=== Material shown ===

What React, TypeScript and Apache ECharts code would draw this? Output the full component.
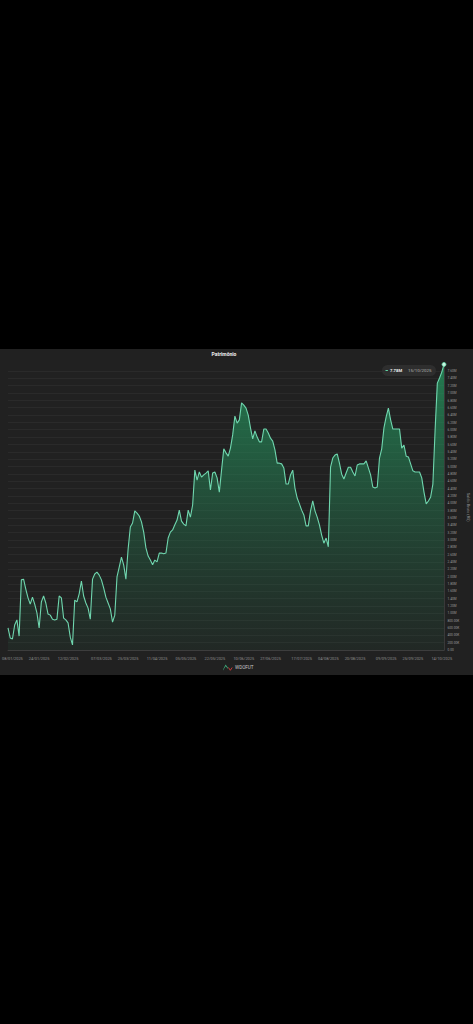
import React, { useEffect, useRef } from "react";
import * as echarts from "echarts";

const TITLE = "Patrimônio";
const SERIES_NAME = "WDOFUT";
const Y_NAME = "Saldo Bruto (R$)";
const LAST_DATE = "15/10/2025";

const holidays = ["2025-03-03", "2025-03-04", "2025-04-18", "2025-04-21", "2025-05-01", "2025-06-19"];
const tickDates = [
  "08/01/2025", "24/01/2025", "12/02/2025", "07/03/2025", "25/03/2025", "11/04/2025", "05/05/2025", "22/05/2025",
  "10/06/2025", "27/06/2025", "17/07/2025", "04/08/2025", "20/08/2025", "09/09/2025", "25/09/2025", "14/10/2025",
];

const values = [
  0.60, 0.33, 0.30, 0.68, 0.82, 0.38, 1.91, 1.93, 1.66, 1.42, 1.25, 1.44, 1.25, 1.01, 0.60, 1.31, 1.47, 1.28, 0.98, 0.95,
  0.84, 0.82, 0.84, 1.47, 1.42, 0.87, 0.82, 0.74, 0.35, 0.14, 1.36, 1.31, 1.53, 1.88, 1.47, 1.28, 1.14, 0.84, 1.93, 2.07,
  2.12, 2.04, 1.91, 1.69, 1.44, 1.28, 1.12, 0.76, 0.95, 1.99, 2.26, 2.53, 2.32, 1.93, 2.75, 3.35, 3.46, 3.79, 3.73, 3.65,
  3.49, 3.21, 2.78, 2.56, 2.45, 2.32, 2.45, 2.40, 2.64, 2.64, 2.62, 2.64, 3.05, 3.21, 3.27, 3.41, 3.54, 3.81, 3.51, 3.43,
  3.38, 3.81, 3.62, 3.95, 4.90, 4.63, 4.85, 4.71, 4.77, 4.82, 4.88, 4.36, 4.82, 4.85, 4.69, 4.30, 4.90, 5.48, 5.37, 5.28,
  5.50, 5.86, 6.37, 6.18, 6.27, 6.73, 6.67, 6.59, 6.40, 6.05, 5.75, 5.97, 5.80, 5.67, 5.67, 6.02, 6.02, 5.91, 5.77, 5.69,
  5.45, 5.09, 5.09, 5.07, 4.96, 4.52, 4.52, 4.77, 4.90, 4.41, 4.14, 3.98, 3.81, 3.68, 3.38, 3.38, 3.79, 4.06, 3.79, 3.62,
  3.41, 3.13, 2.91, 3.05, 2.81, 4.98, 5.23, 5.31, 5.34, 5.09, 4.79, 4.66, 4.82, 4.98, 4.98, 4.85, 4.74, 5.04, 5.07, 5.07,
  5.07, 5.15, 4.96, 4.77, 4.44, 4.41, 4.44, 5.23, 5.48, 6.05, 6.35, 6.59, 6.27, 6.02, 6.02, 6.02, 6.02, 5.50, 5.58, 5.28,
  5.26, 5.07, 4.88, 4.85, 4.85, 4.85, 4.69, 4.30, 3.98, 4.06, 4.17, 4.52, 5.99, 7.27, 7.41, 7.57, 7.78,
];

function tradingDays(start: string, count: number): string[] {
  const out: string[] = [];
  const d = new Date(start + "T12:00:00Z");
  while (out.length < count) {
    const iso = d.toISOString().slice(0, 10);
    const wd = d.getUTCDay();
    if (wd !== 0 && wd !== 6 && !holidays.includes(iso)) {
      const [y, m, dd] = iso.split("-");
      out.push(`${dd}/${m}/${y}`);
    }
    d.setUTCDate(d.getUTCDate() + 1);
  }
  return out;
}

const categories = tradingDays("2025-01-06", values.length);

function fmtY(v: number): string {
  if (v === 0) return "0.00";
  if (v < 1) return `${(v * 1000).toFixed(2)}K`;
  return `${v.toFixed(2)}M`;
}

export default function App() {
  const ref = useRef<HTMLDivElement>(null);
  useEffect(() => {
    document.body.style.margin = "0";
    document.body.style.background = "#000";
    const chart = echarts.init(ref.current!, undefined, { renderer: "svg" });
    const last = values.length - 1;
    chart.setOption({
      animation: false,
      backgroundColor: "#000000",
      textStyle: { fontFamily: "Roboto, sans-serif" },
      title: {
        text: TITLE,
        left: 224,
        top: 351.5,
        padding: 0,
        textAlign: "center",
        textStyle: { color: "#f0f0f0", fontSize: 5, fontWeight: "bold", fontFamily: "Roboto, sans-serif" },
      },
      legend: {
        data: [SERIES_NAME],
        left: 223,
        top: 664.5,
        itemWidth: 9,
        itemHeight: 6,
        itemGap: 3,
        padding: 0,
        icon: "path://M0 6 L3 0 L6 4 L6 5.2 L3 2 L0 7 Z",
        itemStyle: { color: "#3fa878" },
        textStyle: { color: "#c8c8c8", fontSize: 4.6, padding: [0, 0, 0, 0] },
      },
      grid: { left: 8, right: 29, top: 364.4, bottom: 374, outerBoundsMode: "none" },
      xAxis: {
        type: "category",
        data: categories,
        boundaryGap: false,
        axisLine: { show: true, lineStyle: { color: "#4a4a4a", width: 0.6 } },
        axisTick: { show: false },
        splitLine: { show: false },
        axisLabel: {
          color: "#8f8f8f",
          fontSize: 3.9,
          margin: 6,
          hideOverlap: false,
          interval: (_i: number, v: string) => tickDates.includes(v),
        },
      },
      yAxis: {
        type: "value",
        position: "right",
        min: 0,
        max: 7.78,
        interval: 0.2,
        name: Y_NAME,
        nameLocation: "middle",
        nameGap: 22,
        nameRotate: -90,
        nameMoveOverlap: false,
        nameTextStyle: { color: "#8a8a8a", fontSize: 4 },
        axisLine: { show: true, lineStyle: { color: "#4a4a4a", width: 0.6 } },
        axisTick: { show: false },
        axisLabel: { color: "#9a9a9a", fontSize: 3.2, margin: 3.5, showMaxLabel: false, formatter: fmtY },
        splitLine: { show: true, showMaxLine: false, lineStyle: { color: "rgba(255,255,255,0.06)", width: 0.8 } },
      },
      series: [
        {
          name: SERIES_NAME,
          type: "line",
          smooth: false,
          showSymbol: true,
          showAllSymbol: true,
          symbol: "none",
          clip: false,
          z: 2,
          lineStyle: { color: "#6fd6ae", width: 1.1 },
          itemStyle: { color: "#3fa878" },
          areaStyle: {
            color: new echarts.graphic.LinearGradient(0, 0, 0, 1, [
              { offset: 0, color: "rgba(36,160,100,1)" },
              { offset: 1, color: "rgba(38,120,80,0.12)" },
            ]),
          },
          data: values.map((v, i) =>
            i === last
              ? {
                  value: v,
                  symbol: "circle",
                  symbolSize: 4,
                  itemStyle: { color: "#c8f5e2", borderColor: "#5fd3a3", borderWidth: 0.8 },
                }
              : v,
          ),
        },
      ],
      graphic: [
        { type: "rect", z: -10, silent: true, shape: { x: 0, y: 349, width: 473, height: 326 }, style: { fill: "#212121" } },
        {
          type: "polyline",
          z: 5,
          silent: true,
          shape: { points: [[228.5, 667.5], [230.3, 670.3], [232.2, 667.5]] },
          style: { stroke: "#c23a3a", lineWidth: 1, fill: "none" },
        },
        { type: "rect", z: 5, silent: true, shape: { x: 382, y: 365, width: 54, height: 11, r: 5.5 }, style: { fill: "#2e2e2e" } },
        { type: "rect", z: 6, silent: true, shape: { x: 385.5, y: 370, width: 2.4, height: 1 }, style: { fill: "#5fd3a3" } },
        {
          type: "text",
          z: 6,
          silent: true,
          x: 390,
          y: 370.5,
          style: {
            text: fmtY(values[last]),
            fill: "#f2f2f2",
            font: "bold 4.2px Roboto, sans-serif",
            textVerticalAlign: "middle",
            verticalAlign: "middle",
          },
        },
        {
          type: "text",
          z: 6,
          silent: true,
          x: 408,
          y: 370.5,
          style: {
            text: LAST_DATE,
            fill: "#b5b5b5",
            font: "4.4px Roboto, sans-serif",
            textVerticalAlign: "middle",
            verticalAlign: "middle",
          },
        },
      ],
    });
    return () => chart.dispose();
  }, []);
  return <div ref={ref} style={{ position: "absolute", left: 0, top: 0, width: 473, height: 1024 }} />;
}
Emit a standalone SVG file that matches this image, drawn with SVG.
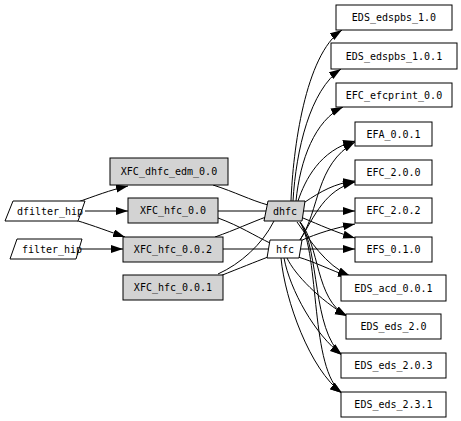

===

# Description of the task
Show every line in the records above that contains the word "React".

# Reply to the exercise
What React, TypeScript and Apache ECharts code would draw this? Output the full component.
import React, { useEffect, useRef } from "react";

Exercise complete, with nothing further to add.